Hazen’s findings came at an auspicious time. “A few years before, we would have been laughed out of the origins-of-life community,” he says. But NASA, then starting up its astrobiology program, was looking for evidence that life could have evolved in odd environments—such as on other planets or their moons. “NASA [wanted] justification for going to Europa, to Titan, to Ganymede, to Callisto, to Mars,” says Hazen. If life does exist there, it’s likely to be under the surface, in warm, high-pressure environments.
Back on earth, Hazen says that by 2000 he had concluded that “making the basic building blocks of life is easy.” A harder question: How did the right building blocks get incorporated?
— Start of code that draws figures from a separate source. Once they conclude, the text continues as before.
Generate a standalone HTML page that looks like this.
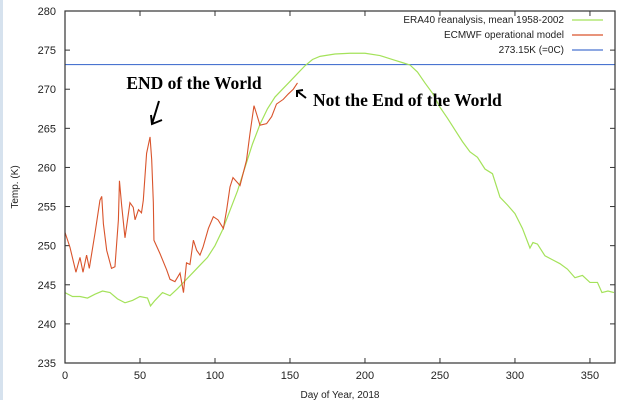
<!DOCTYPE html>
<html><head><meta charset="utf-8"><style>
html,body{margin:0;padding:0;background:#fff;}
svg{display:block;font-family:"Liberation Sans",sans-serif;}
</style></head><body>
<svg id="chart" width="625" height="400" viewBox="0 0 625 400" xmlns="http://www.w3.org/2000/svg">
<rect x="0" y="0" width="3" height="400" fill="#d6e2ee"/>
<g id="grid"></g>
<g id="series"></g>
<rect x="65" y="11" width="550" height="352" fill="none" stroke="#333" stroke-width="1.2"/>
<text x="18" y="187" transform="rotate(-90 18 187)" text-anchor="middle" font-size="10" fill="#222">Temp. (K)</text>
<text x="340" y="398" text-anchor="middle" font-size="10" fill="#222">Day of Year, 2018</text>
<g font-size="10" fill="#222">
<text x="564" y="23" text-anchor="end">ERA40 reanalysis, mean 1958-2002</text>
<line x1="572" y1="20" x2="603" y2="20" stroke="#a4e25a" stroke-width="1.2"/>
<text x="564" y="38" text-anchor="end">ECMWF operational model</text>
<line x1="572" y1="35" x2="603" y2="35" stroke="#d9542c" stroke-width="1.2"/>
<text x="564" y="53" text-anchor="end">273.15K (=0C)</text>
<line x1="572" y1="50" x2="603" y2="50" stroke="#4a74d0" stroke-width="1.2"/>
</g>
<text x="194" y="89" text-anchor="middle" font-family="'Liberation Serif',serif" font-weight="bold" font-size="17.5" fill="#000">END of the World</text>
<g stroke="#000" stroke-width="2" fill="none"><line x1="159" y1="101" x2="152" y2="124"/><polyline points="151,115 152,124 162,120"/></g>
<text x="313" y="106" font-family="'Liberation Serif',serif" font-weight="bold" font-size="17.5" fill="#000">Not the End of the World</text>
<g stroke="#000" stroke-width="2" fill="none"><line x1="306" y1="98" x2="297" y2="91"/><polyline points="297,97 297,91 303,90"/></g>
</svg>
<script>
const xTicks=[0,50,100,150,200,250,300,350];
const yTicks=[235,240,245,250,255,260,265,270,275,280];
const freezing=273.15;
const eraDays=[0,5,10,15,20,25,30,35,40,45,50,55,57,60,65,70,75,80,85,90,95,100,105,110,115,120,125,130,135,140,145,150,155,160,165,170,180,190,200,210,220,225,230,235,240,245,250,255,260,265,270,275,280,285,290,295,300,305,310,312,315,320,325,330,335,340,345,350,355,358,362,366];
const eraTemps=[244,243.5,243.5,243.3,243.8,244.2,244,243.2,242.7,243,243.5,243.3,242.3,243,244,243.6,244.5,245.5,246.5,247.5,248.5,250,252,254.5,257,260,263,265.5,267.5,269,270,271,272,273,273.8,274.2,274.5,274.6,274.6,274.3,273.7,273.4,273.1,272.2,270.8,269.5,267.7,266.3,264.8,263.3,262,261.3,259.8,259.2,256.2,255.2,254.1,252.2,249.7,250.4,250.2,248.7,248.2,247.7,247,245.9,246.2,245.3,245.3,244,244.2,244];
const ecDays=[0,3.3,7.3,10,12,14.4,16.2,20,23.3,24.5,25.6,27.8,31,33.3,35.6,36.3,37.8,40,43.3,45.5,46.7,49,51,52.2,54.4,56.7,57.8,58.9,59.3,63.3,67.8,70,73.3,76.7,79,81,83.3,85.6,87.8,90,92,95.6,98.9,102,105.6,107.8,110,112,116.7,121,123.3,126,127.8,130,134.4,137.8,141,145.5,148.9,152.2,155];
const ecTemps=[251.7,249.8,246.6,248.5,246.6,248.8,247.1,251.6,255.8,256.3,252.8,249.4,247.1,247.3,253.3,258.3,255.1,251,255.5,254.9,253.3,254.6,254.2,255.8,261.8,263.9,261,255.5,250.7,249,246.9,245.7,245.4,246.5,244,247.8,247.6,250.7,249.4,248.8,249.8,252.2,253.7,253.3,252.2,254.6,257.5,258.7,257.7,260.9,264.3,267.9,266.8,265.4,265.6,266.5,268.1,268.7,269.4,270,270.8];
const X0=65,X1=615,Y0=363,Y1=11,DMAX=366.7,TMIN=235,TMAX=280;
function sx(d){return X0+(d/DMAX)*(X1-X0);}
function sy(t){return Y0-(t-TMIN)/(TMAX-TMIN)*(Y0-Y1);}
const NS="http://www.w3.org/2000/svg";
const grid=document.getElementById('grid'),ser=document.getElementById('series');
function mk(tag,attrs,parent){const e=document.createElementNS(NS,tag);for(const k in attrs)e.setAttribute(k,attrs[k]);parent.appendChild(e);return e;}
xTicks.forEach(v=>{const x=sx(v);
 const a=mk('line',{x1:x,y1:Y0,x2:x,y2:Y0-5,stroke:'#333'},grid);
 
 
 const b=mk('line',{x1:x,y1:Y1,x2:x,y2:Y1+5,stroke:'#333'},grid);
 
 
 const t=mk('text',{x:x,y:Y0+16,'text-anchor':'middle','font-size':'11',fill:'#222'},grid);t.textContent=v;
 
 
});
yTicks.forEach(v=>{const y=sy(v);
 const a=mk('line',{x1:X0,y1:y,x2:X0+5,y2:y,stroke:'#333'},grid);
 
 
 const b=mk('line',{x1:X1,y1:y,x2:X1-5,y2:y,stroke:'#333'},grid);
 
 
 const t=mk('text',{x:X0-9,y:y+4,'text-anchor':'end','font-size':'11',fill:'#222'},grid);t.textContent=v;
 
 
});
const fz=mk('line',{x1:X0,y1:sy(freezing),x2:X1,y2:sy(freezing),stroke:'#4a74d0','stroke-width':1.2},ser);


const era=mk('polyline',{points:eraDays.map((d,i)=>sx(d)+','+sy(eraTemps[i])).join(' '),fill:'none',stroke:'#a4e25a','stroke-width':1.2},ser);


const ec=mk('polyline',{points:ecDays.map((d,i)=>sx(d)+','+sy(ecTemps[i])).join(' '),fill:'none',stroke:'#d9542c','stroke-width':1.1},ser);


</script>
</body></html>
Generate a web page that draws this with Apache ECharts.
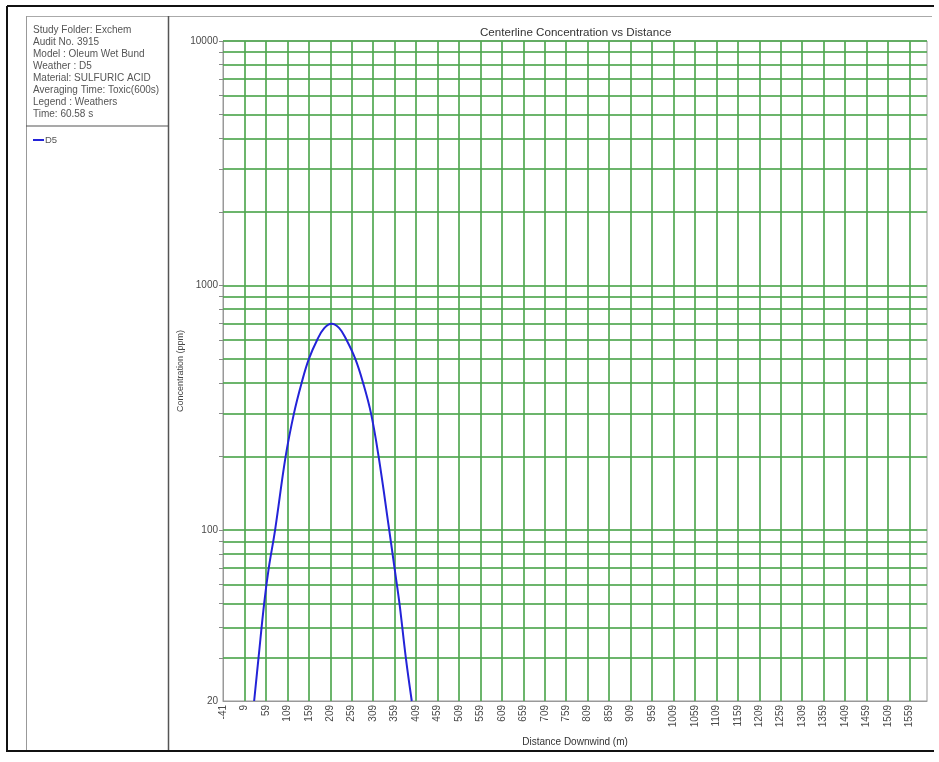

Amino acids come in multiple forms, but only some are used by living things to form proteins. How did they find each other?
In a windowed corner of a lab building at the Carnegie Institution, Hazen is drawing molecules on a notepad and sketching the earliest steps on the road to life. “We’ve got a prebiotic ocean and down in the ocean floor, you’ve got rocks,” he says. “And basically there’s molecules here that are floating around in solution, but it’s a very dilute soup.” For a newly formed amino acid in the early ocean, it must have been a lonely life indeed. The familiar phrase “primordial soup” sounds rich and thick, but it was no beef stew. It was probably just a few molecules here and there in a vast ocean. “So the chances of a molecule over here bumping into this one, and then actually a chemical reaction going on to form some kind of larger structure, is just infinitesimally small,” Hazen continues. He thinks that rocks—whether the ore deposits that pile up around hydrothermal vents or those that line a tide pool on the surface—may have been the matchmakers that helped lonely amino acids find each other.